EXERCISE PROMPT -
Reproduce the listing exactly and skip over any pictures.

RECORDS FOR PROCESSING -

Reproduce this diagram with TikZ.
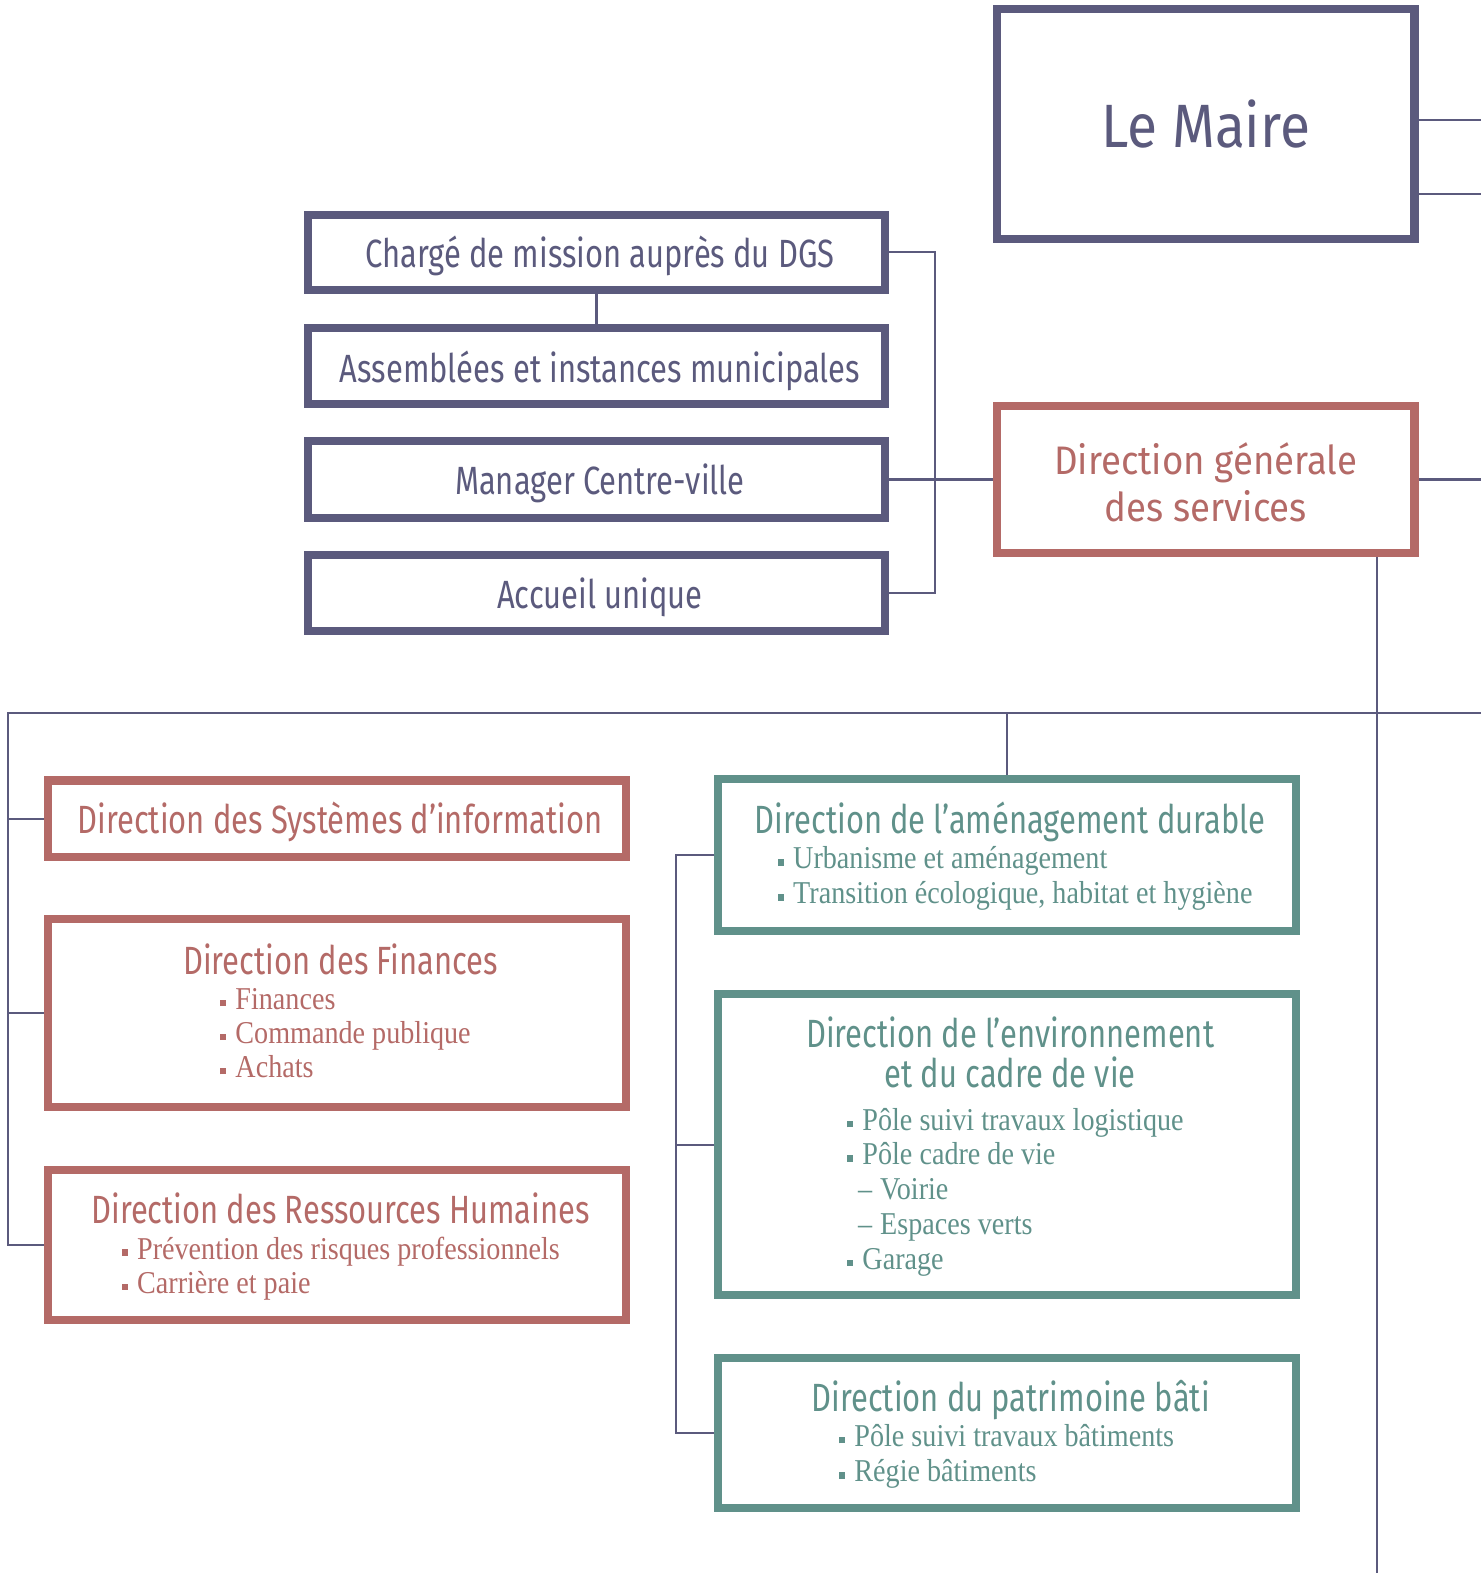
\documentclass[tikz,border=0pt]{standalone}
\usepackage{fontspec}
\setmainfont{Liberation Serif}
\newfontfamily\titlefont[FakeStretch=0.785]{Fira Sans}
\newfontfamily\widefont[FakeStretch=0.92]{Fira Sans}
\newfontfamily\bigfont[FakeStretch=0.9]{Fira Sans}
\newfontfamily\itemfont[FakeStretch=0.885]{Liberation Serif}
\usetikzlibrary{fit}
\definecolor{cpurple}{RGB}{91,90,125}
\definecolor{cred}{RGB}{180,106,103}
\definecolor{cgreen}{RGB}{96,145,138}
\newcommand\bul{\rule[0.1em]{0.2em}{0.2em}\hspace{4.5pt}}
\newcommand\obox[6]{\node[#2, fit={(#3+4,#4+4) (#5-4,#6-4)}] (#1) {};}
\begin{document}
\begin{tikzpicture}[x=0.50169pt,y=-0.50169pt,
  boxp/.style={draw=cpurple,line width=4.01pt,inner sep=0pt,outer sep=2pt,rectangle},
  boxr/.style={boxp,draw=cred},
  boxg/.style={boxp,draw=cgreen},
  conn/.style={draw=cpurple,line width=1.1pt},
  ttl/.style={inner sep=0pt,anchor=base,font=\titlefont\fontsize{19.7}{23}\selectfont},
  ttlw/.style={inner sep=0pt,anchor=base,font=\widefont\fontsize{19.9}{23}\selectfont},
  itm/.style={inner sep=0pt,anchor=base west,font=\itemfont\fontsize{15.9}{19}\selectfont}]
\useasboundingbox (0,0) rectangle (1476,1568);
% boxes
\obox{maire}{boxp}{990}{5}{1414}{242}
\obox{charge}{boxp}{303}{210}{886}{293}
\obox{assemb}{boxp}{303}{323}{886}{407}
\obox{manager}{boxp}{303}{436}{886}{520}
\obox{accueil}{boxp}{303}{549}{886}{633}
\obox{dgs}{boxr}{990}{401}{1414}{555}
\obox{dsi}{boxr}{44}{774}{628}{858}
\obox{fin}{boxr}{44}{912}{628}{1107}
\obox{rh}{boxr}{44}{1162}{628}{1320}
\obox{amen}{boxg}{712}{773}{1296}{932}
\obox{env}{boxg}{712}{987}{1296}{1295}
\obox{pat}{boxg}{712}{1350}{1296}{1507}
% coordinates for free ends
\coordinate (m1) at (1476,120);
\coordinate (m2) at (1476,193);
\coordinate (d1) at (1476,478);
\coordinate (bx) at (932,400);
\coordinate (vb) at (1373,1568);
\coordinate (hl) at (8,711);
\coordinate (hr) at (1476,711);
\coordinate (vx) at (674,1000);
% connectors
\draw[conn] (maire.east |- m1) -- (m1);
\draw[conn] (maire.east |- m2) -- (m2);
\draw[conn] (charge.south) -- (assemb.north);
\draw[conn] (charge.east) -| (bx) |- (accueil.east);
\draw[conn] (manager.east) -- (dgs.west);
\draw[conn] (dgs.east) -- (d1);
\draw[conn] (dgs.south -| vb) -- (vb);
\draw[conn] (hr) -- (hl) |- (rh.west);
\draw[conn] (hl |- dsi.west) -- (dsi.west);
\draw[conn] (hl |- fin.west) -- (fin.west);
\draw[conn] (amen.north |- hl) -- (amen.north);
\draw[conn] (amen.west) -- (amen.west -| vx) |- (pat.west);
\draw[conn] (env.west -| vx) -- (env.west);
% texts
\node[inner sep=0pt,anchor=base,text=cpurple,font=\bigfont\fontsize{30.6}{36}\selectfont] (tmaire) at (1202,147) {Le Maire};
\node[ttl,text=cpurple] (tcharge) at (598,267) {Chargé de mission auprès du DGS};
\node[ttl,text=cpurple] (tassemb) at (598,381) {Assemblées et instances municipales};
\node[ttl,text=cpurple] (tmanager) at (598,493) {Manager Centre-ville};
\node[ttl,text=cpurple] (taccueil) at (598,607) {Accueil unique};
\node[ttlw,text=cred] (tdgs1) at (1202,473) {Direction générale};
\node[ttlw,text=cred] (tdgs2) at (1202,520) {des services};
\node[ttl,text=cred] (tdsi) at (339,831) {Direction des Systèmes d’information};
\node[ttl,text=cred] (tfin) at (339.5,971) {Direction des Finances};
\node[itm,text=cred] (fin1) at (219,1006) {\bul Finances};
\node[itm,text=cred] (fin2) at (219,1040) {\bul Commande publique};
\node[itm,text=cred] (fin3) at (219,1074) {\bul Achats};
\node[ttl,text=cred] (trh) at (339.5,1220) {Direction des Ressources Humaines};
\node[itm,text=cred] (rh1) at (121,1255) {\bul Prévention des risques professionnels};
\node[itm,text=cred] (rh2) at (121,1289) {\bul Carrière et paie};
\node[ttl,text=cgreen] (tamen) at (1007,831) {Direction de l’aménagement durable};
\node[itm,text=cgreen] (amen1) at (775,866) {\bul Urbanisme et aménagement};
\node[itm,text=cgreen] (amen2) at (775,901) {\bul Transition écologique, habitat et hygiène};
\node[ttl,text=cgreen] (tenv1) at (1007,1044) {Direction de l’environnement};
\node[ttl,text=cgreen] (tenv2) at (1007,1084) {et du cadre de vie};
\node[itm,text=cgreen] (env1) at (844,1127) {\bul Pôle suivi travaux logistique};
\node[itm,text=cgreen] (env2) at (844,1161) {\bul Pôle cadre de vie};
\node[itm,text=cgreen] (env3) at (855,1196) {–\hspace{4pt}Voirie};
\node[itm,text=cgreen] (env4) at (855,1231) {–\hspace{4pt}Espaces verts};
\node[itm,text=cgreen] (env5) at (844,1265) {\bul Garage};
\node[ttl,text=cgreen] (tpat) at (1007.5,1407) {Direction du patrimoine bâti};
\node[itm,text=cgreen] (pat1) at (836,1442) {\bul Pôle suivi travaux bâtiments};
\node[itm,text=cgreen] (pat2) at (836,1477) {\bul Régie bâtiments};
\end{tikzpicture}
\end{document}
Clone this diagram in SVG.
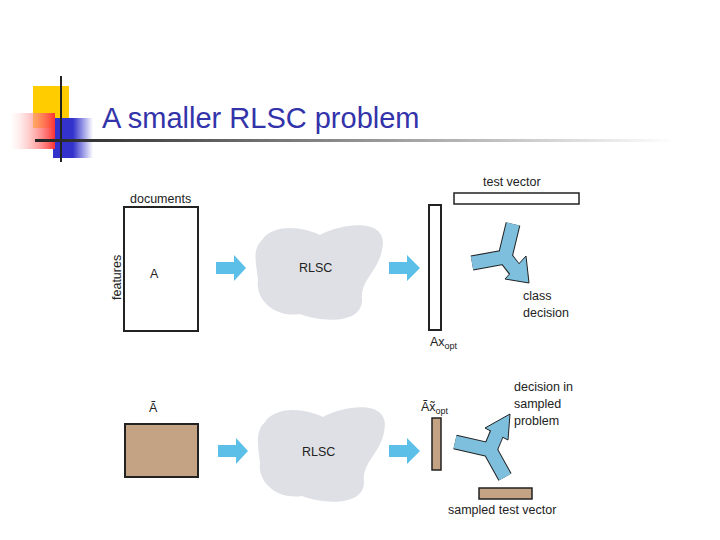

TASK SOLUTION -
Reproduce this diagram with TikZ.
\documentclass[tikz,border=0pt]{standalone}
\usepackage{fontspec}
\setmainfont{Liberation Serif}
\newfontfamily\titlefont[FakeStretch=0.785]{Fira Sans}
\newfontfamily\widefont[FakeStretch=0.92]{Fira Sans}
\newfontfamily\bigfont[FakeStretch=0.9]{Fira Sans}
\newfontfamily\itemfont[FakeStretch=0.885]{Liberation Serif}
\usetikzlibrary{fit}
\definecolor{cpurple}{RGB}{91,90,125}
\definecolor{cred}{RGB}{180,106,103}
\definecolor{cgreen}{RGB}{96,145,138}
\newcommand\bul{\rule[0.1em]{0.2em}{0.2em}\hspace{4.5pt}}
\newcommand\obox[6]{\node[#2, fit={(#3+4,#4+4) (#5-4,#6-4)}] (#1) {};}
\begin{document}
\begin{tikzpicture}[x=0.50169pt,y=-0.50169pt,
  boxp/.style={draw=cpurple,line width=4.01pt,inner sep=0pt,outer sep=2pt,rectangle},
  boxr/.style={boxp,draw=cred},
  boxg/.style={boxp,draw=cgreen},
  conn/.style={draw=cpurple,line width=1.1pt},
  ttl/.style={inner sep=0pt,anchor=base,font=\titlefont\fontsize{19.7}{23}\selectfont},
  ttlw/.style={inner sep=0pt,anchor=base,font=\widefont\fontsize{19.9}{23}\selectfont},
  itm/.style={inner sep=0pt,anchor=base west,font=\itemfont\fontsize{15.9}{19}\selectfont}]
\useasboundingbox (0,0) rectangle (1476,1568);
% boxes
\obox{maire}{boxp}{990}{5}{1414}{242}
\obox{charge}{boxp}{303}{210}{886}{293}
\obox{assemb}{boxp}{303}{323}{886}{407}
\obox{manager}{boxp}{303}{436}{886}{520}
\obox{accueil}{boxp}{303}{549}{886}{633}
\obox{dgs}{boxr}{990}{401}{1414}{555}
\obox{dsi}{boxr}{44}{774}{628}{858}
\obox{fin}{boxr}{44}{912}{628}{1107}
\obox{rh}{boxr}{44}{1162}{628}{1320}
\obox{amen}{boxg}{712}{773}{1296}{932}
\obox{env}{boxg}{712}{987}{1296}{1295}
\obox{pat}{boxg}{712}{1350}{1296}{1507}
% coordinates for free ends
\coordinate (m1) at (1476,120);
\coordinate (m2) at (1476,193);
\coordinate (d1) at (1476,478);
\coordinate (bx) at (932,400);
\coordinate (vb) at (1373,1568);
\coordinate (hl) at (8,711);
\coordinate (hr) at (1476,711);
\coordinate (vx) at (674,1000);
% connectors
\draw[conn] (maire.east |- m1) -- (m1);
\draw[conn] (maire.east |- m2) -- (m2);
\draw[conn] (charge.south) -- (assemb.north);
\draw[conn] (charge.east) -| (bx) |- (accueil.east);
\draw[conn] (manager.east) -- (dgs.west);
\draw[conn] (dgs.east) -- (d1);
\draw[conn] (dgs.south -| vb) -- (vb);
\draw[conn] (hr) -- (hl) |- (rh.west);
\draw[conn] (hl |- dsi.west) -- (dsi.west);
\draw[conn] (hl |- fin.west) -- (fin.west);
\draw[conn] (amen.north |- hl) -- (amen.north);
\draw[conn] (amen.west) -- (amen.west -| vx) |- (pat.west);
\draw[conn] (env.west -| vx) -- (env.west);
% texts
\node[inner sep=0pt,anchor=base,text=cpurple,font=\bigfont\fontsize{30.6}{36}\selectfont] (tmaire) at (1202,147) {Le Maire};
\node[ttl,text=cpurple] (tcharge) at (598,267) {Chargé de mission auprès du DGS};
\node[ttl,text=cpurple] (tassemb) at (598,381) {Assemblées et instances municipales};
\node[ttl,text=cpurple] (tmanager) at (598,493) {Manager Centre-ville};
\node[ttl,text=cpurple] (taccueil) at (598,607) {Accueil unique};
\node[ttlw,text=cred] (tdgs1) at (1202,473) {Direction générale};
\node[ttlw,text=cred] (tdgs2) at (1202,520) {des services};
\node[ttl,text=cred] (tdsi) at (339,831) {Direction des Systèmes d’information};
\node[ttl,text=cred] (tfin) at (339.5,971) {Direction des Finances};
\node[itm,text=cred] (fin1) at (219,1006) {\bul Finances};
\node[itm,text=cred] (fin2) at (219,1040) {\bul Commande publique};
\node[itm,text=cred] (fin3) at (219,1074) {\bul Achats};
\node[ttl,text=cred] (trh) at (339.5,1220) {Direction des Ressources Humaines};
\node[itm,text=cred] (rh1) at (121,1255) {\bul Prévention des risques professionnels};
\node[itm,text=cred] (rh2) at (121,1289) {\bul Carrière et paie};
\node[ttl,text=cgreen] (tamen) at (1007,831) {Direction de l’aménagement durable};
\node[itm,text=cgreen] (amen1) at (775,866) {\bul Urbanisme et aménagement};
\node[itm,text=cgreen] (amen2) at (775,901) {\bul Transition écologique, habitat et hygiène};
\node[ttl,text=cgreen] (tenv1) at (1007,1044) {Direction de l’environnement};
\node[ttl,text=cgreen] (tenv2) at (1007,1084) {et du cadre de vie};
\node[itm,text=cgreen] (env1) at (844,1127) {\bul Pôle suivi travaux logistique};
\node[itm,text=cgreen] (env2) at (844,1161) {\bul Pôle cadre de vie};
\node[itm,text=cgreen] (env3) at (855,1196) {–\hspace{4pt}Voirie};
\node[itm,text=cgreen] (env4) at (855,1231) {–\hspace{4pt}Espaces verts};
\node[itm,text=cgreen] (env5) at (844,1265) {\bul Garage};
\node[ttl,text=cgreen] (tpat) at (1007.5,1407) {Direction du patrimoine bâti};
\node[itm,text=cgreen] (pat1) at (836,1442) {\bul Pôle suivi travaux bâtiments};
\node[itm,text=cgreen] (pat2) at (836,1477) {\bul Régie bâtiments};
\end{tikzpicture}
\end{document}
Clone this diagram in SVG.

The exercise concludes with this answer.